Snow accumulated up to 69cm in the Wicklow Mountains and many areas of the country were cut off in counties Wexford, Wicklow, Meath and Kildare.
Another blast of snow arrived on the day after St Patrick's Day and two days later the lowest grass temperature was recorded at -13.2C in Markree, Co Sligo.
In May, temperatures began to soar, with 26.3C recorded at Shannon Airport on the 29th. High pressure over Scandinavia resulted in fine, dry weather in Ireland.
In late June, the heatwave hit and continued into early July. Dry, settled weather in the first half of June was broken briefly by Storm Hector's wind and rain, and was followed by another two weeks of exceptionally dry weather.
It was the driest June in the Phoenix Park in 77 years.
Drought conditions were reported in several parts of Ireland and prevailed until late July.
Temperatures soared to 32C at Shannon on June 28, the highest daily maximum at the airport since 1946.
Heatwave conditions baked the nation in early July. Absolute drought conditions continued until the middle of the month in the east, midlands, west and south. Partial drought conditions persisted in the south until the 25th.
In August, the weather split the country by giving cooler and wetter conditions in the north and west, while it remained warmer and drier in the south and east.
The first week of September brought more fine weather. But the weather truly broke with the arrival of Storm Ali and Storm Bronagh, also with the remnants of a weakened Hurricane Helene in the middle of the month.
Ali's violent Force 11 winds blasted western coastal areas and caused a lot of damage in Cavan and Monaghan.
October was mainly cool and dry, with Storm Callum bringing high winds to the south and west for two days. In November, Storm Diana brought gales and heavy rain back to the south and west.
Sean Hogan, National Director of Fire and Emergency Management, said the heavy snows of Storm Emma and the summertime drought brought challenges which were met locally and nationally by tried and tested crisis management systems.
"We try and learn from each event. We don't have control as this is nature reminding us that it can disrupt all our lives," he said.
The heavy snows of 2018 fell only a few months after Storm Ophelia in October 2017. So the National Emergency Management Committee had to close down the country for the second time in six months, he said.
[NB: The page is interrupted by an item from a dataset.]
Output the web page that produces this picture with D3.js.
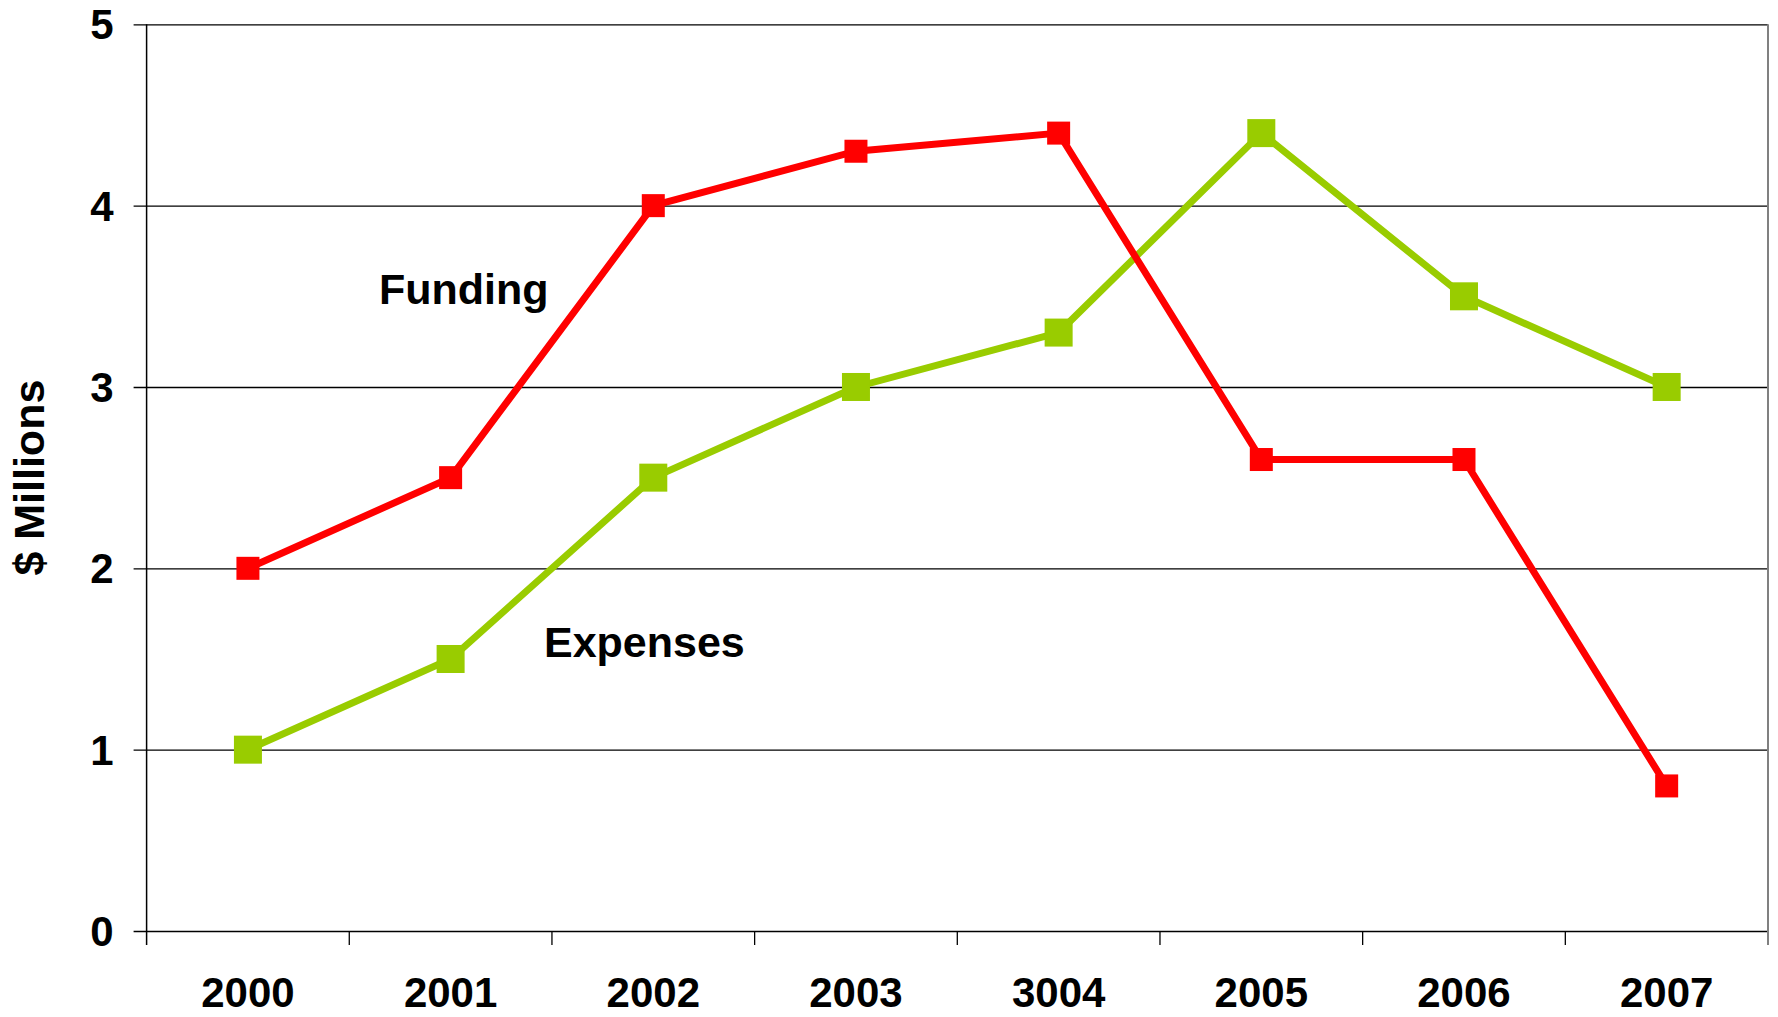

When the drought came, the committee examined the implications for water supplies, although they already dealt with water supply issues during the heavy snow period.
"We depend on our utilities - our water and our electricity. Nature can really impact on our lives," Mr Hogan said. He added that Irish Water was "well ahead of the curve in managing the water crisis. The wild land fires were also a huge issue for us. And there were water safety issues and we had to ensure lifeguards were on duty for extended hours.
"There were environmental issues with water courses running low with dangers of fish kills. A highlight was seeing how people supported each other throughout both weather crises and the wonderful community spirit that existed," he said.
ESB spokesman Paul Hand said staff responded well to the power outages caused by Storm Emma and Storm Ali.